In the year 9 CE, Emperor Wang Mang of the Xin dynasty issued an edict that fundamentally altered the relationship between the state and the individual by taxing net earnings from nonagricultural activities. This was not a tax on land or slaves, which had been the standard for millennia, but a direct levy on the profits of fishermen, shepherds, and traders. The government required citizens to report their own earnings, and officials were empowered to audit these self-declared figures. The penalty for evasion was severe, involving one year of hard labor and the total confiscation of a person's property. The system proved so unpopular that it was abolished just thirteen years later in 22 CE, yet it stands as the first recorded instance of an income tax in human history. This early experiment demonstrated that taxing the flow of money rather than the static ownership of assets required a level of administrative precision and a money-based economy that most civilizations had not yet developed. The failure of Wang Mang's tax highlighted the difficulty of enforcing such a system without reliable records and a common understanding of receipts and expenses.
The British War Chest
The modern income tax was born out of the desperate need to fund the French Revolutionary War, with Prime Minister William Pitt the Younger introducing the first graduated tax in Great Britain in 1799. Pitt's budget proposed a levy starting at 2 old pence in the pound on incomes over 60 pounds, rising to a maximum of 10 percent on incomes exceeding 200 pounds.

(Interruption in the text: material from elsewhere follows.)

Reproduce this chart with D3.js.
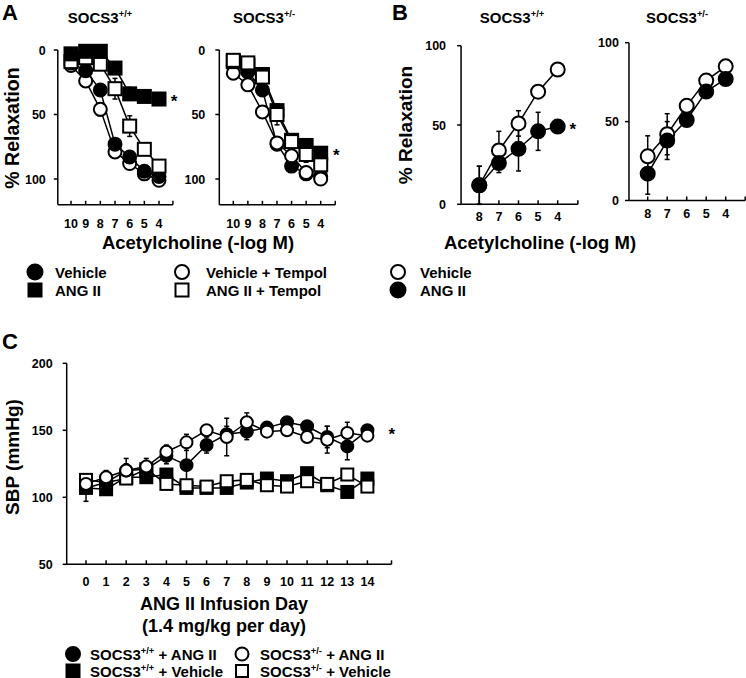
<!DOCTYPE html>
<html>
<head>
<meta charset="utf-8">
<script src="https://cdn.jsdelivr.net/npm/d3@7"></script>
<style>
  body { margin: 0; background: #fff; }
  svg text { font-family: Arial, "Liberation Sans", sans-serif; font-weight: bold; fill: #000; }
</style>
</head>
<body>
<div id="chart"></div>
<script>
const width = 746, height = 678;

// ---- data ----
const concA = [10, 9, 8, 7, 6, 5, 4];
const concB = [8, 7, 6, 5, 4];
const days = [0, 1, 2, 3, 4, 5, 6, 7, 8, 9, 10, 11, 12, 13, 14];

// panel A, SOCS3+/+
const aWtVehicle = [10, 16, 31, 73, 83, 94, 98];
const aWtVehicleErr = [2, 3, 4, 3, 4, 2, 2];
const aWtAng = [3, 1, 1, 14, 34, 36, 38];
const aWtAngErr = [2, 2, 2, 3, 5, 3, 2];
const aWtVehTempol = [12, 24, 46, 79, 88, 96, 101];
const aWtVehTempolErr = [2, 2, 5, 2, 2, 2, 2];
const aWtAngTempol = [9, 6, 11, 30, 59, 77, 90];
const aWtAngTempolErr = [3, 3, 4, 8, 8, 3, 3];

// panel A, SOCS3+/-
const aHetVehicle = [12, 17, 31, 73, 90, 96, 98];
const aHetVehicleErr = [2, 3, 4, 3, 2, 2, 2];
const aHetAng = [9, 12, 19, 47, 70, 74, 80];
const aHetAngErr = [2, 2, 3, 5, 3, 3, 3];
const aHetVehTempol = [18, 27, 48, 72, 82, 95, 100];
const aHetVehTempolErr = [2, 2, 3, 2, 2, 2, 2];
const aHetAngTempol = [8, 10, 21, 50, 71, 81, 89];
const aHetAngTempolErr = [2, 2, 3, 8, 4, 6, 3];

// panel B
const bWtVehicle = [12, 34, 51, 71, 85];
const bWtVehicleErr = [12, 12, 8, 3, 2];
const bWtAng = [12, 26, 35, 46, 49];
const bWtAngErr = [12, 6, 14, 12, 2];
const bHetVehicle = [28, 42, 60, 76, 85];
const bHetVehicleErr = [13, 13, 4, 3, 2];
const bHetAng = [17, 38, 51, 69, 77];
const bHetAngErr = [13, 12, 3, 2, 2];

// panel C
const cWtAng = [107, 111, 120, 121, 131, 124, 139, 147, 149, 152, 156, 153, 145, 138, 150];
const cWtAngErr = [10, 3, 5, 3, 6, 14, 6, 6, 6, 3, 3, 4, 8, 10, 3];
const cHetAng = [110, 115, 120, 123, 134, 141, 150, 145, 156, 149, 150, 145, 143, 148, 146];
const cHetAngErr = [3, 5, 9, 6, 5, 6, 3, 14, 7, 3, 3, 4, 10, 8, 2];
const cWtVeh = [107, 106, 115, 115, 117, 107, 107, 107, 111, 114, 112, 118, 109, 104, 114];
const cWtVehErr = [4, 3, 3, 3, 3, 3, 2, 2, 2, 2, 2, 3, 2, 3, 2];
const cHetVeh = [113, 111, 114, 121, 110, 109, 108, 112, 113, 109, 108, 112, 110, 117, 108];
const cHetVehErr = [3, 3, 3, 4, 4, 4, 2, 2, 2, 2, 4, 2, 2, 3, 2];

const yTicksA = [0, 50, 100], yTicksB = [0, 50, 100], yTicksC = [50, 100, 150, 200];

const svg = d3.select('#chart').append('svg')
    .attr('width', width)
    .attr('height', height);

// draws a text with a superscript part, e.g. SOCS3 + "+/+"
function supText(g, x, y, base, sup, rest, size, anchor) {
  const t = g.append('text')
      .attr('x', x).attr('y', y)
      .attr('font-size', size)
      .attr('text-anchor', anchor || 'start');
  t.append('tspan').text(base);
  t.append('tspan').attr('dy', -size * 0.38).attr('font-size', size * 0.62).text(sup);
  if (rest) t.append('tspan').attr('dy', size * 0.38).text(rest);
  return t;
}

function marker(sel, shape, filled, size) {
  if (shape === 'circle') {
    sel.append('circle').attr('r', size / 2);
  } else {
    sel.append('rect')
      .attr('x', -size / 2).attr('y', -size / 2)
      .attr('width', size).attr('height', size);
  }
  sel.selectAll('circle, rect')
    .attr('fill', filled ? '#000' : '#fff')
    .attr('stroke', '#000')
    .attr('stroke-width', 2);
}

function panel(cfg) {
  const g = svg.append('g');
  const x = d3.scaleLinear().domain(cfg.xDomain).range(cfg.xRange);
  const y = d3.scaleLinear().domain(cfg.yDomain).range(cfg.yRange);
  const x0 = x(cfg.xAxisEnds[0]), x1 = x(cfg.xAxisEnds[1]);
  const yBot = y(cfg.yAxisEnds[0]), yTop = y(cfg.yAxisEnds[1]);

  // axes
  g.append('line').attr('x1', x0).attr('x2', x0).attr('y1', yTop).attr('y2', yBot)
    .attr('stroke', '#000').attr('stroke-width', 1.5);
  g.append('line').attr('x1', x0).attr('x2', x1).attr('y1', yBot).attr('y2', yBot)
    .attr('stroke', '#000').attr('stroke-width', 1.5);

  cfg.yTicks.forEach(v => {
    g.append('line').attr('x1', x0 - 4).attr('x2', x0).attr('y1', y(v)).attr('y2', y(v))
      .attr('stroke', '#000').attr('stroke-width', 1.5);
    g.append('text').attr('x', x0 - cfg.yLabelGap).attr('y', y(v) + 4.5)
      .attr('text-anchor', 'end').attr('font-size', 12.5).text(v);
  });
  cfg.xTicks.forEach(v => {
    g.append('line').attr('x1', x(v)).attr('x2', x(v)).attr('y1', yBot - 4).attr('y2', yBot)
      .attr('stroke', '#000').attr('stroke-width', 1.5);
    g.append('text').attr('x', x(v)).attr('y', yBot + cfg.xLabelGap)
      .attr('text-anchor', 'middle').attr('font-size', 12.5).text(v);
  });
  // end tick of x axis
  g.append('line').attr('x1', x1).attr('x2', x1).attr('y1', yBot - 4).attr('y2', yBot)
    .attr('stroke', '#000').attr('stroke-width', 1.5);

  const line = d3.line().x(d => x(d[0])).y(d => y(d[1]));

  cfg.series.forEach(s => {
    const pts = cfg.xTicks.map((v, i) => [v, s.values[i], s.err[i]]);
    g.append('path').datum(pts).attr('d', line)
      .attr('fill', 'none').attr('stroke', '#000').attr('stroke-width', 1.5);
    const eb = g.append('g');
    pts.forEach(p => {
      eb.append('line').attr('x1', x(p[0])).attr('x2', x(p[0]))
        .attr('y1', y(p[1] - p[2])).attr('y2', y(p[1] + p[2]))
        .attr('stroke', '#000').attr('stroke-width', 1.5);
      [p[1] - p[2], p[1] + p[2]].forEach(e => {
        eb.append('line').attr('x1', x(p[0]) - 2.5).attr('x2', x(p[0]) + 2.5)
          .attr('y1', y(e)).attr('y2', y(e))
          .attr('stroke', '#000').attr('stroke-width', 1.5);
      });
    });
  });
  cfg.series.forEach(s => {
    const pts = cfg.xTicks.map((v, i) => [v, s.values[i]]);
    pts.forEach(p => {
      const m = g.append('g').attr('transform', `translate(${x(p[0])},${y(p[1])})`);
      marker(m, s.shape, s.filled, cfg.markerSize);
    });
  });

  if (cfg.star) {
    g.append('text').attr('x', x(cfg.star[0])).attr('y', y(cfg.star[1]) + 8)
      .attr('font-size', 17).attr('font-weight', 'normal').text('*');
  }
  return { x, y };
}

// ---- panel A ----
panel({
  xDomain: [10, 4], xRange: [71, 159], xAxisEnds: [10.9, 3.05], xTicks: concA, xLabelGap: 23,
  yDomain: [0, 100], yRange: [50, 179], yAxisEnds: [120, 0], yTicks: yTicksA, yLabelGap: 12,
  markerSize: 13, star: [3.2, 38],
  series: [
    { values: aWtVehTempol, err: aWtVehTempolErr, shape: 'circle', filled: false },
    { values: aWtVehicle, err: aWtVehicleErr, shape: 'circle', filled: true },
    { values: aWtAngTempol, err: aWtAngTempolErr, shape: 'square', filled: false },
    { values: aWtAng, err: aWtAngErr, shape: 'square', filled: true }
  ]
});
panel({
  xDomain: [10, 4], xRange: [233.3, 320.7], xAxisEnds: [10.96, 3.0], xTicks: concA, xLabelGap: 23,
  yDomain: [0, 100], yRange: [50, 179], yAxisEnds: [120, 0], yTicks: yTicksA, yLabelGap: 14,
  markerSize: 13, star: [3.15, 80],
  series: [
    { values: aHetVehicle, err: aHetVehicleErr, shape: 'circle', filled: true },
    { values: aHetVehTempol, err: aHetVehTempolErr, shape: 'circle', filled: false },
    { values: aHetAng, err: aHetAngErr, shape: 'square', filled: true },
    { values: aHetAngTempol, err: aHetAngTempolErr, shape: 'square', filled: false }
  ]
});

// ---- panel B ----
panel({
  xDomain: [8, 4], xRange: [479.3, 557.7], xAxisEnds: [8.93, 2.97], xTicks: concB, xLabelGap: 17,
  yDomain: [0, 100], yRange: [204.3, 45.7], yAxisEnds: [0, 100], yTicks: yTicksB, yLabelGap: 15,
  markerSize: 14, star: [3.4, 49],
  series: [
    { values: bWtVehicle, err: bWtVehicleErr, shape: 'circle', filled: false },
    { values: bWtAng, err: bWtAngErr, shape: 'circle', filled: true }
  ]
});
panel({
  xDomain: [8, 4], xRange: [647.7, 725.7], xAxisEnds: [8.96, 3.0], xTicks: concB, xLabelGap: 17,
  yDomain: [0, 100], yRange: [200.5, 42.7], yAxisEnds: [0, 100], yTicks: yTicksB, yLabelGap: 10,
  markerSize: 14,
  series: [
    { values: bHetVehicle, err: bHetVehicleErr, shape: 'circle', filled: false },
    { values: bHetAng, err: bHetAngErr, shape: 'circle', filled: true }
  ]
});

// ---- panel C ----
panel({
  xDomain: [0, 14], xRange: [86, 367.4], xAxisEnds: [-0.96, 15.2], xTicks: days, xLabelGap: 22,
  yDomain: [50, 200], yRange: [564.3, 363.3], yAxisEnds: [50, 200], yTicks: yTicksC, yLabelGap: 14,
  markerSize: 12, star: [15.05, 149],
  series: [
    { values: cWtVeh, err: cWtVehErr, shape: 'square', filled: true },
    { values: cHetVeh, err: cHetVehErr, shape: 'square', filled: false },
    { values: cWtAng, err: cWtAngErr, shape: 'circle', filled: true },
    { values: cHetAng, err: cHetAngErr, shape: 'circle', filled: false }
  ]
});

// ---- labels ----
const lab = svg.append('g');
lab.append('text').attr('x', 2).attr('y', 20).attr('font-size', 22).text('A');
lab.append('text').attr('x', 392).attr('y', 20).attr('font-size', 22).text('B');
lab.append('text').attr('x', 2).attr('y', 349).attr('font-size', 22).text('C');

supText(lab, 100, 23, 'SOCS3', '+/+', null, 15, 'middle');
supText(lab, 264, 23, 'SOCS3', '+/-', null, 15, 'middle');
supText(lab, 512, 23, 'SOCS3', '+/+', null, 15, 'middle');
supText(lab, 677, 23, 'SOCS3', '+/-', null, 15, 'middle');

lab.append('text').attr('transform', 'translate(19,128) rotate(-90)')
  .attr('text-anchor', 'middle').attr('font-size', 19.5).text('% Relaxation');
lab.append('text').attr('transform', 'translate(412,125) rotate(-90)')
  .attr('text-anchor', 'middle').attr('font-size', 19).text('% Relaxation');
lab.append('text').attr('transform', 'translate(19,457) rotate(-90)')
  .attr('text-anchor', 'middle').attr('font-size', 19).text('SBP (mmHg)');

lab.append('text').attr('x', 198).attr('y', 249).attr('text-anchor', 'middle')
  .attr('font-size', 18.5).text('Acetylcholine (-log M)');
lab.append('text').attr('x', 540).attr('y', 249).attr('text-anchor', 'middle')
  .attr('font-size', 18.5).text('Acetylcholine (-log M)');
lab.append('text').attr('x', 224).attr('y', 610).attr('text-anchor', 'middle')
  .attr('font-size', 18).text('ANG II Infusion Day');
lab.append('text').attr('x', 224).attr('y', 632).attr('text-anchor', 'middle')
  .attr('font-size', 18).text('(1.4 mg/kg per day)');

// ---- legends ----
function legendItem(mx, my, tx, shape, filled, size, label) {
  const m = svg.append('g').attr('transform', `translate(${mx},${my})`);
  marker(m, shape, filled, size);
  if (typeof label === 'string') {
    svg.append('text').attr('x', tx).attr('y', my + 5.5).attr('font-size', 15).text(label);
  } else {
    supText(svg, tx, my + 5.5, label[0], label[1], label[2], 15, 'start');
  }
}
legendItem(35, 272, 55, 'circle', true, 15, 'Vehicle');
legendItem(35, 290, 55, 'square', true, 13, 'ANG II');
legendItem(182, 272, 206, 'circle', false, 14, 'Vehicle + Tempol');
legendItem(182, 290, 206, 'square', false, 13, 'ANG II + Tempol');

legendItem(398, 272, 420, 'circle', false, 14, 'Vehicle');
legendItem(398, 290, 420, 'circle', true, 15, 'ANG II');

legendItem(73, 654, 90, 'circle', true, 14, ['SOCS3', '+/+', ' + ANG II']);
legendItem(73, 671, 90, 'square', true, 13, ['SOCS3', '+/+', ' + Vehicle']);
legendItem(242, 654, 260, 'circle', false, 13, ['SOCS3', '+/-', ' + ANG II']);
legendItem(242, 671, 260, 'square', false, 12, ['SOCS3', '+/-', ' + Vehicle']);
</script>
</body>
</html>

The government hoped to raise 10 million pounds annually, but the actual receipts for 1799 totaled only a little over 6 million pounds. The tax was abolished in 1802 during the Peace of Amiens, and when hostilities resumed, it was reintroduced by Henry Addington in 1803 before being permanently repealed in 1816. Opponents of the tax, believing it should only exist to finance wars, demanded that all records be destroyed. The Chancellor of the Exchequer publicly burned the records, yet copies were secretly retained in the basement of the tax court. Sir Robert Peel reintroduced the tax in 1842 to address a budget deficit, and despite his previous opposition, it became a permanent fixture of the British fiscal system. By the 1860s, the progressive tax had become a grudgingly accepted element of the United Kingdom economy, even as it faced vociferous objections from those who viewed it as an intrusion into private affairs.The American Constitutional Struggle
The United States federal government imposed its first personal income tax on the 5th of August 1861, to fund the Civil War, levying 3 percent on all incomes over 800 dollars. This tax was repealed and replaced by another in 1862, but the first peacetime income tax did not arrive until 1894 with the Wilson-Gorman tariff, which set a rate of 2 percent on income over 4000 dollars. The Supreme Court ruled this tax unconstitutional, citing the Tenth Amendment and the requirement that direct taxes be apportioned among the states. It was not until the Sixteenth Amendment was ratified in 1913 that the obstacle to a federal income tax was removed. In fiscal year 1918, annual internal revenue collections for the first time passed the billion-dollar mark, rising to 5.4 billion dollars by 1920. The rates fluctuated dramatically over the decades, ranging from 1 percent for the lowest bracket in the early days to over 90 percent for the highest bracket during World War II. This history illustrates how the income tax in the United States evolved from a temporary wartime measure into a permanent, complex system capable of generating massive revenue for the state.